07/25/2005: "The Terror in the Park"Listening to: The Shins - Chutes Too Narrow
Current mood: relieved
I have just now barely escaped a horror the likes of which has shredded the minds of stronger ones than I into delicious strips of sanity jerky. The name of this monstrosity? Ballet in the Park. Now, I like to think that I'm a relatively sophisticated and cultured chap but ballet... ballet to me is mind-numbingly dull at best and when it involves a "hoedown" routine the likes of which makes Oklahoma look like Shakespeare... ok well, like Marlowe anyway... Johnson at least... would you believe Congreves? but anyway when that happens, the only response I can summon is to jump onto my skateboard and ride screaming off into the night as quickly as possible. Luckily I preserved the strength of will not to look back. Horrible things always happen to people who look back in those types of situations.

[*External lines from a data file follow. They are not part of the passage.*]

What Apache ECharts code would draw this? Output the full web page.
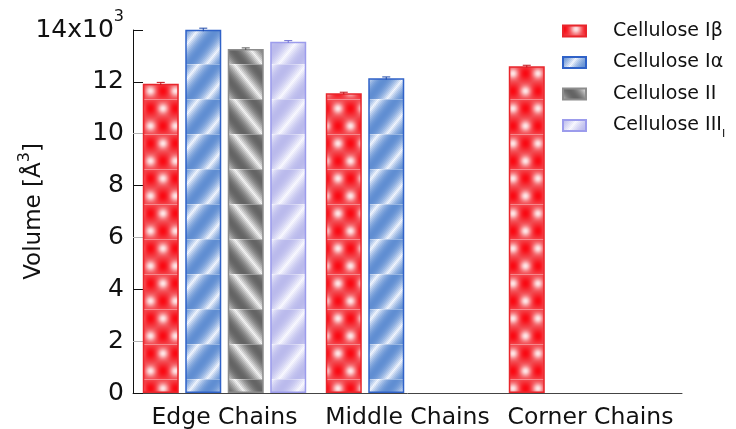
<!DOCTYPE html>
<html>
<head>
<meta charset="utf-8">
<script src="https://cdn.jsdelivr.net/npm/echarts@6/dist/echarts.min.js"></script>
<style>
  html, body { margin: 0; padding: 0; background: #ffffff; }
  #chart { width: 736px; height: 429px; }
</style>
</head>
<body>
<div id="chart"></div>
<script>
// Categories and series values (volumes in Å^3)
const categories = ['Edge Chains', 'Middle Chains', 'Corner Chains'];
const seriesNames = ['Cellulose Iβ', 'Cellulose Iα', 'Cellulose II', 'Cellulose III'];
const volIbeta  = [11930, 11560, 12600];
const volIalpha = [14010, 12140, null];
const volII     = [13270, null, null];
const volIII    = [13550, null, null];
// Error bar half-heights
const errIbeta  = [50, 40, 40];
const errIalpha = [60, 50, null];
const errII     = [40, null, null];
const errIII    = [40, null, null];
// Y axis ticks
const yMin = 0, yMax = 14000, yStep = 2000;

const FONT = 'DejaVu Sans';
const BAR_W = 36;
const BAR_GAP = 0.18;

// ---- textured fills built as repeating canvas tiles ----
function makeTile(w, h, fn) {
  const c = document.createElement('canvas');
  c.width = w; c.height = h;
  const ctx = c.getContext('2d');
  const img = ctx.createImageData(w, h);
  for (let y = 0; y < h; y++) {
    for (let x = 0; x < w; x++) {
      const col = fn(x, y);
      const i = (y * w + x) * 4;
      img.data[i] = Math.max(0, Math.min(255, col[0]));
      img.data[i + 1] = Math.max(0, Math.min(255, col[1]));
      img.data[i + 2] = Math.max(0, Math.min(255, col[2]));
      img.data[i + 3] = 255;
    }
  }
  ctx.putImageData(img, 0, 0);
  return c;
}
const TILE_H = 35;
const seamRow = y => (y + 6) % TILE_H; // local row; 0 is the light seam
function mix(a, b, t) { return [a[0] + (b[0] - a[0]) * t, a[1] + (b[1] - a[1]) * t, a[2] + (b[2] - a[2]) * t]; }
function seam(col, yy) { return yy === 0 ? mix(col, [255, 255, 255], 0.35) : col; }

function dotTile() {
  const W = 25, H = TILE_H;
  const reds = [[0, 9], [25, 9], [12.5, 26.5], [0, 44], [25, 44], [12.5, -8.5]];
  const whites = [[12.5, 9], [0, 26.5], [25, 26.5], [12.5, 44], [0, -8.5], [25, -8.5]];
  const base = [241, 78, 84], red = [250, 8, 18], white = [255, 246, 246];
  const sr = 2 * 5 * 5, sw = 2 * 3.6 * 3.6;
  return makeTile(W, H, (x, y) => {
    const yy = seamRow(y);
    let a = 0, b = 0;
    reds.forEach(p => { const d = (x - p[0]) ** 2 + (yy - p[1]) ** 2; a = Math.max(a, Math.exp(-d / sr)); });
    whites.forEach(p => { const d = (x - p[0]) ** 2 + (yy - p[1]) ** 2; b = Math.max(b, Math.exp(-d / sw)); });
    let col = mix(base, red, a);
    col = mix(col, white, b * 0.9);
    return seam(col, yy);
  });
}
function bandTile(dark, light, dir, power) {
  const W = 36, H = TILE_H;
  return makeTile(W, H, (x, y) => {
    const yy = seamRow(y);
    let t = 0.5 + 0.5 * Math.cos(2 * Math.PI * (x + dir * yy * 0.8) / W);
    t = Math.pow(t, power);
    let col = mix(light, dark, t);
    if ((x + y) % 2 === 0) col = mix(col, dark, 0.1);
    return seam(col, yy);
  });
}
const fills = [
  { image: dotTile(), repeat: 'repeat' },
  { image: bandTile([96, 142, 210], [248, 250, 255], 1, 0.45), repeat: 'repeat' },
  { image: bandTile([100, 100, 100], [248, 248, 248], -1, 0.5), repeat: 'repeat' },
  { image: bandTile([186, 186, 236], [251, 251, 255], 1, 0.5), repeat: 'repeat' }
];
const borders = ['#e8262c', '#2f62c8', '#8c8c8c', '#9c9cec'];
const values = [volIbeta, volIalpha, volII, volIII];
const errors = [errIbeta, errIalpha, errII, errIII];

const barSeries = seriesNames.map((name, i) => ({
  name: name,
  type: 'bar',
  data: values[i],
  barWidth: BAR_W,
  barGap: (BAR_GAP * 100) + '%',
  itemStyle: { color: fills[i], borderColor: borders[i], borderWidth: 1.5 },
  emphasis: { disabled: true },
  z: 2
}));

// Error bar data: [category index, series index, value, error]
const errData = [];
values.forEach((vals, s) => vals.forEach((v, c) => {
  if (v != null) errData.push([c, s, v, errors[s][c]]);
}));

const errSeries = {
  type: 'custom',
  name: 'err',
  data: errData,
  z: 5,
  silent: true,
  renderItem: function (params, api) {
    const c = api.value(0), s = api.value(1), v = api.value(2), e = api.value(3);
    const top = api.coord([c, v + e]);
    const bot = api.coord([c, v - e]);
    const total = 4 * BAR_W + 3 * BAR_W * BAR_GAP;
    const x = top[0] - total / 2 + s * BAR_W * (1 + BAR_GAP) + BAR_W / 2;
    const col = ['#c01018', '#1d48a8', '#555555', '#6c6cd0'][s];
    return {
      type: 'group',
      children: [
        { type: 'line', shape: { x1: x, y1: top[1], x2: x, y2: bot[1] }, style: { stroke: col, lineWidth: 1 } },
        { type: 'line', shape: { x1: x - 4, y1: top[1], x2: x + 4, y2: top[1] }, style: { stroke: col, lineWidth: 1 } }
      ]
    };
  }
};

const chart = echarts.init(document.getElementById('chart'), null, { renderer: 'canvas' });
chart.setOption({
  animation: false,
  backgroundColor: '#ffffff',
  textStyle: { fontFamily: FONT },
  grid: { left: 133, right: 54, top: 30, bottom: 36, containLabel: false, outerBoundsMode: 'none' },
  legend: {
    data: seriesNames,
    orient: 'vertical',
    left: 562,
    top: 21,
    padding: 0,
    icon: 'rect',
    itemWidth: 23,
    itemHeight: 11,
    itemGap: 11.5,
    selectedMode: false,
    formatter: name => name === 'Cellulose III' ? 'Cellulose III{sub|I}' : name,
    textStyle: {
      fontFamily: FONT, fontSize: 19, color: '#111', lineHeight: 20,
      padding: [0, 0, 0, 22],
      rich: { sub: { fontSize: 11, verticalAlign: 'bottom', lineHeight: 11, padding: [0, 0, -4, 0] } }
    }
  },
  xAxis: {
    type: 'category',
    data: categories,
    boundaryGap: true,
    axisLine: { lineStyle: { color: '#444', width: 1 } },
    axisTick: { inside: true, length: 10, lineStyle: { color: '#333' } },
    axisLabel: { interval: 0, fontFamily: FONT, fontSize: 23.5, color: '#111', margin: 13 }
  },
  yAxis: [
    {
      type: 'value',
      min: yMin, max: yMax, interval: yStep,
      name: 'Volume [Å{sup|3}]',
      nameLocation: 'middle',
      nameRotate: 90,
      nameGap: 82,
      nameMoveOverlap: false,
      nameTextStyle: {
        fontFamily: FONT, fontSize: 23, color: '#111', lineHeight: 34,
        rich: { sup: { fontSize: 16, lineHeight: 16, verticalAlign: 'top' } }
      },
      axisLine: { show: true, lineStyle: { color: '#111', width: 1 } },
      axisTick: { show: true, inside: true, length: 10, lineStyle: { color: '#b4b4b4' } },
      splitLine: { show: false },
      axisLabel: {
        fontFamily: FONT, fontSize: 25, color: '#111', margin: 9,
        formatter: v => v === yMax ? '{n|14x10}{sup|3}' : String(v / 1000),
        rich: {
          n: { fontFamily: FONT, fontSize: 25, color: '#111', lineHeight: 42 },
          sup: { fontFamily: FONT, fontSize: 16, color: '#111', lineHeight: 16, verticalAlign: 'top' }
        }
      }
    },
    {
      type: 'value',
      position: 'left',
      min: yMin, max: yMax, interval: yStep * 2,
      axisLine: { show: false },
      axisTick: { show: true, inside: true, length: 10, lineStyle: { color: '#111' } },
      axisLabel: { show: false },
      splitLine: { show: false }
    }
  ],
  series: barSeries.concat([errSeries])
});
</script>
</body>
</html>
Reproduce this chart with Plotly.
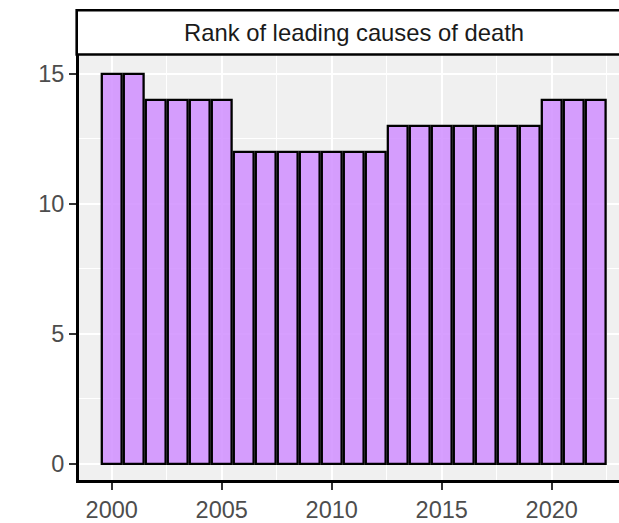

It's just a lucky that I was only there for the pre-ballet picnic with Lynnea and her mom and friends and wasn't actually planning on staying for the ballet itself. I was originally planning on being social by at least hanging out and reading, but I changed my mind at the last minute since I figured I could get more reading done at home. Really just the whole shared embarassment aspect of ballet dancers in cowboy attire dancing around to "Pop Goes the Weasel" and the like was just too much. I was just sitting there screaming internally "Get some dignity already!" Now as always, I'm being hyperbolic, but wow, that could not be less my scene. Heck, after that I don't even mind posting on the sidebar that I'm starting the 3rd Harry Potter book. I mean, reading trendy children's novels might be a bit of a vice, but it's nothing compared to dressing up like a cowboy and prancing around like an idiot in front of hundreds of people.